Josina Kamerling, head of the Brussels office of the CFA Institute says the EU should work together with the European Central Bank to agree on how pension funds should be used to stimulate economic EU growth. 

How will the new Parliament and national government representations react? The Dutch and UK governments have already shown lack of enthusiasm. Matti Leppälä, the chief executive of PensionsEurope, has warned that the legislation could result in increasing costs – “drastically…. in some member states”.  

With solvency issues left out of IORP II, another challenge will be handling the forthcoming holistic balance sheet (HBS) proposals. These are due from the European Insurance and Occupational Pensions Authority (EIOPA) by end-September 2014, with an aim for a proposal by the end of 2015. 

A further challenge will be the issue of cross-border IORPs. Here the issue is the lack of harmonisation of Prudential rules between member states. 

Other unfinished work concerns the nationalisation of Hungarian and Polish private pension funds – the Czech Republic could follow in 2016. The Irish National Pensions Reserve Fund has been used to bail out banks and France is drawing down on its FRR. A Commission insider asks whether the German government, whose influence in Brussels is likely to increase, might want to push for the recalcitrant member states to reform? Or will contagion spread? 

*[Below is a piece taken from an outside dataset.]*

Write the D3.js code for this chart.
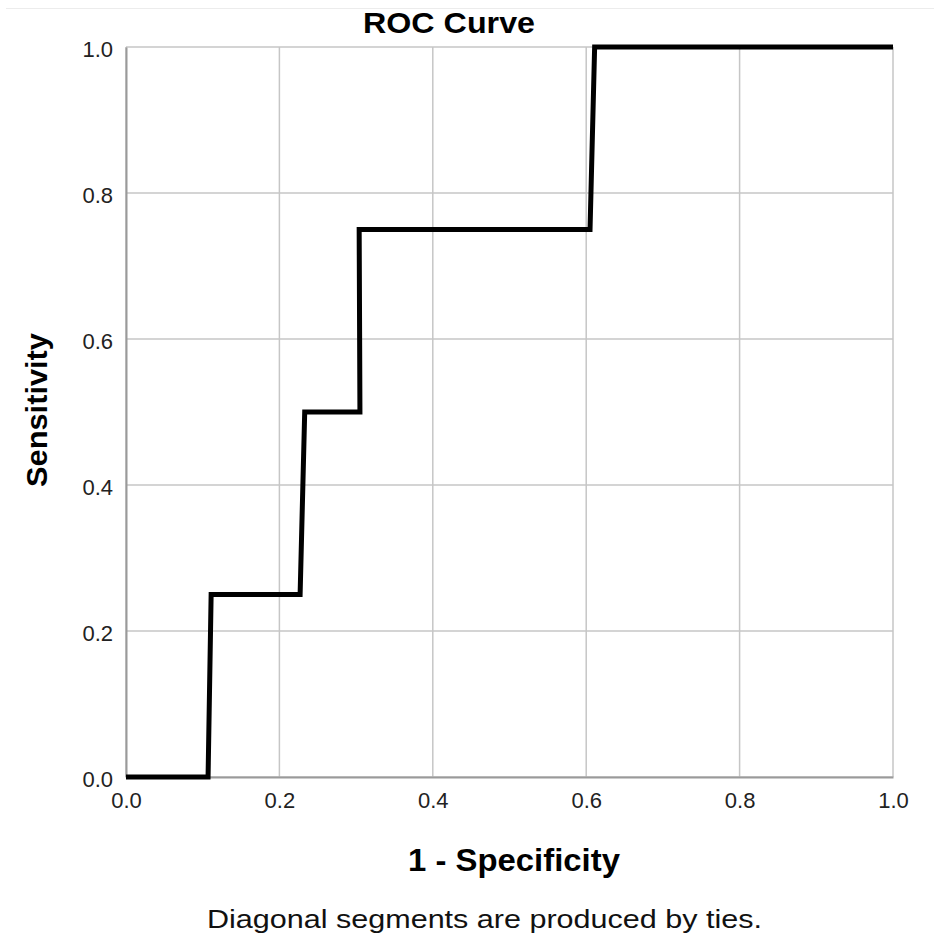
<!DOCTYPE html>
<html><head><meta charset="utf-8">
<script src="https://cdn.jsdelivr.net/npm/d3@7"></script>
<style>body{margin:0;background:#fff}svg{display:block}text{font-family:"Liberation Sans",Arial,sans-serif}</style>
</head><body><div id="c"></div>
<script>
const fpr = [0, 0.107, 0.111, 0.227, 0.233, 0.305, 0.304, 0.605, 0.611, 1];
const tpr = [0, 0, 0.25, 0.25, 0.5, 0.5, 0.75, 0.75, 1, 1];
const tickValues = [0, 0.2, 0.4, 0.6, 0.8, 1.0];
const titleText = "ROC Curve";
const xTitle = "1 - Specificity";
const yTitle = "Sensitivity";
const footnote = "Diagonal segments are produced by ties.";

const W = 934, H = 936;
const svg = d3.select("#c").append("svg").attr("width", W).attr("height", H);
const m = {l:126, r:893, t:47, b:777};
const x = d3.scaleLinear().domain([0,1]).range([m.l, m.r]);
const y = d3.scaleLinear().domain([0,1]).range([m.b, m.t]);

svg.append("line").attr("x1",6).attr("x2",W).attr("y1",8.5).attr("y2",8.5).attr("stroke","#ececec");

// grid
svg.append("g").selectAll("line").data(tickValues).join("line")
  .attr("x1", d=>x(d)).attr("x2", d=>x(d)).attr("y1", m.t).attr("y2", m.b)
  .attr("stroke","#c6c6c6").attr("stroke-width",1.5);
svg.append("g").selectAll("line").data(tickValues).join("line")
  .attr("y1", d=>y(d)).attr("y2", d=>y(d)).attr("x1", m.l).attr("x2", m.r)
  .attr("stroke","#c6c6c6").attr("stroke-width",1.5);

// axes
const xa = svg.append("g").attr("transform",`translate(0,${m.b})`)
  .call(d3.axisBottom(x).tickValues(tickValues).tickFormat(d3.format(".1f")).tickSize(0).tickPadding(15.5));
const ya = svg.append("g").attr("transform",`translate(${m.l},0)`)
  .call(d3.axisLeft(y).tickValues(tickValues).tickFormat(d3.format(".1f")).tickSize(0).tickPadding(13));
[xa, ya].forEach(a=>{
  a.select(".domain").attr("stroke","#9a9a9a").attr("stroke-width",2);
  a.selectAll("text").attr("font-size",22).attr("fill","#222").style("font-family","'Liberation Sans',Arial,sans-serif");
});
ya.selectAll("text").attr("dy","0.45em");

// curve
const pts = fpr.map((f,i)=>[f,tpr[i]]);
svg.append("path").datum(pts)
  .attr("d", d3.line().x(d=>x(d[0])).y(d=>y(d[1])))
  .attr("fill","none").attr("stroke","#000").attr("stroke-width",5).attr("stroke-linejoin","miter");

svg.append("text").attr("x",449).attr("y",33).attr("text-anchor","middle")
  .attr("font-size",30).attr("font-weight","bold")
  .attr("textLength",172).attr("lengthAdjust","spacingAndGlyphs").text(titleText);
svg.append("text").attr("x",514).attr("y",871).attr("text-anchor","middle")
  .attr("font-size",32).attr("font-weight","bold")
  .attr("textLength",212).attr("lengthAdjust","spacingAndGlyphs").text(xTitle);
svg.append("text").attr("transform","translate(47,410) rotate(-90)").attr("text-anchor","middle")
  .attr("font-size",29).attr("font-weight","bold")
  .attr("textLength",154).attr("lengthAdjust","spacingAndGlyphs").text(yTitle);
svg.append("text").attr("x",484.5).attr("y",928).attr("text-anchor","middle")
  .attr("font-size",25).attr("fill","#111")
  .attr("textLength",555).attr("lengthAdjust","spacingAndGlyphs").text(footnote);
</script></body></html>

One possibility is a revision to bring all pension-related issues under a single Commission roof. At present, the topic continues to be dealt with by the directorates general for the internal market, for employment and for consumer protection (DG Sanco). 

This would probably leave untouched DG Sanco’s on-going public consultation on retirement products, which mainly concerns the third pillar. This covers the development of industry standards on good practice, including transparency, and advocates EU adoption of a common terminology, to “enhance cross-border comparability of products”. The consultation outcome is not expected until 2015. 

A further item in the Parliament’s in-tray is the Directive on the Portability of Supplementary Pension Rights. This reform was first proposed by the Commission in 2005 and was adopted by European Parliament in April 2014. 

But solvency issues had to be dropped from the package. Optimism on this count can be drawn from the centre-right EPP party. In its recent election manifesto, it writes that it “sees mobility as an absolute right that benefits people, businesses and the economy”. 

A final imponderable concerns shadow banking and money market funds (MMFs). Future tightened rules could be part of a global move to reduce 2008-style systemic risk.